There are several reasons why the trash bin in OS X will not empty, or will not otherwise work as expected. Often this occurs because of access permission faults with the hidden trash folder that OS X uses as an intermediary for storing trashed files before they are finally deletes, but at other times it occurs from built-in restrictions like having locked files in the trash.
If you decide to empty the trash in OS X, and end up getting an error or otherwise not seeing the contents delete, first try holding the Option key when emptying, which will invoke the OS X Force Empty feature, bypassing things like file locks and removing any file you have in the Trash.
This should in most cases empty the trash completely, but if you are experiencing more severe problems, the trash may still remain full, or won't allow you to add items to it (they may be deleted immediately). Note that there is no trash support for networked volumes, so deleting items from them will result in their immediate removal.
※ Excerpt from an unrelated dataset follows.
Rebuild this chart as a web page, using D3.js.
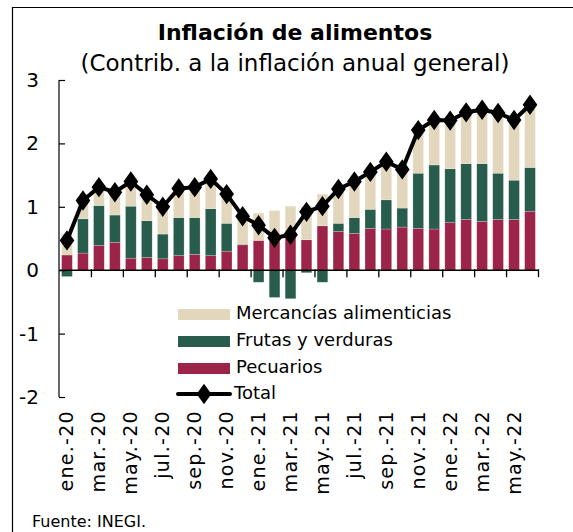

However, if such behavior happens for files on a locally attached drive, you can go about fixing the issue by locating and removing the hidden trash folders (one in your account, and the other at the root of each locally mounted volume on the system), so the system will rebuild it with proper access permissions the next time you place an item in the trash.
There are two ways to remove this folder. The first is to use the Terminal (in the Applications > Utilities folder), which can be done by running the following two commands. These can be copied and pasted, one line at a time, to the Terminal, but since they recursively target specific folders, be sure to use this exact syntax to avoid any problems:
sudo rm -rf ~/.Trash
sudo rm -rf /Volumes/*/.Trashes
These two commands will be the quickest way to clear and rebuild the trash folders on your Mac, provided you do not have any third-party tools; however, some may be intimidated by the Terminal and wish to use the a graphical interface. Unfortunately, attempting to remove the Trash folders via the Finder cannot be done. Even though you can reveal them in the Finder, attempting to delete the ".Trashes" folders at the root of your hard drives will result in an error, and deleting the one in your home folder will attempt to recursively move it into itself, and ultimately get you nowhere.
If you wish to avoid using the Terminal, your best bet is to use a third-party utility, such as TrashIt!, which will invoke similar functions to clear and rebuild the Trash folders, without you needing to type or copy any commands.